Stephen’s book is especially important in documenting Poniatowska’s self-reflection regarding the ethics of newsgathering and the trauma associated with coverage of massacres and natural disasters. A deeper reflection on ethics in engaging in ethnographic work would be a welcomed addition.

Stephen had unprecedented access to Poniatowska. This is evidenced by her reference to, and reliance on, personal interviews with the journalist. Stephen turns to photographs from Poniatowska’s foundation (Fundación Elena Poniatowska Amor) and museums such as Museo de la Ciudad, as well as her photography to highlight how the journalist’s work has been institutionalized and embraced as part of Mexico’s memorialization of major events. The early chapters of the book also include the author’s interviews with people, from various walks of life, who read Poniatowska’s crónicas in chapters two and three. Others’ voices, however, fade to the background in later chapters, as the author mainly turns to solely relying on Poniatowska’s crónica Amanecer en el Zócalo (2007) in chapter five.

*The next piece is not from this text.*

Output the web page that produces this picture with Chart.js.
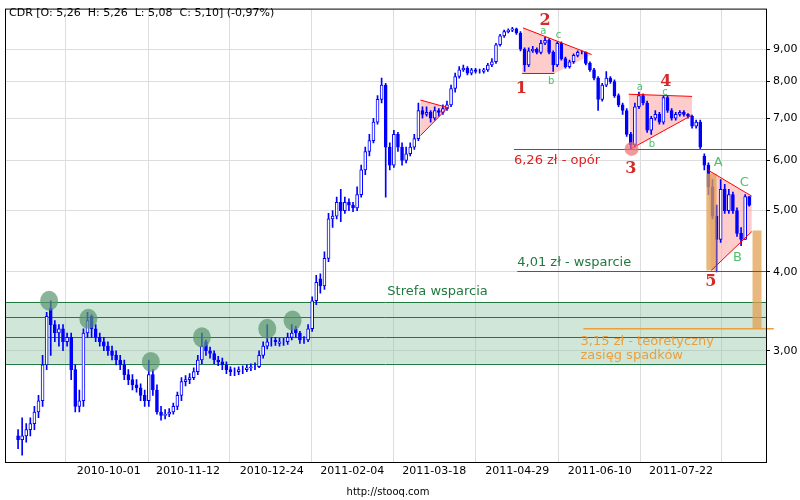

In the context of journalism studies, this book is relevant in exposing US students to the Latin American approach to the field. In the past decade or so, journalism educators have moved away from the simplistic and problematic embrace of objectivity toward fairness and balance. Poniatowska’s journalism is a hybrid of literary and civic or public journalism, and worthwhile reading in journalism methods (ethnography) and international journalism courses. Overall, Stephen’s book is commendable in its engagement of interdisciplinary scholarship addressing Mexico’s political, social, and economic history in contextualizing how Poniatowska’s crónicas and strategic emotional political communities challenge the government’s official historical narratives on massacres, response to natural disasters, and elections.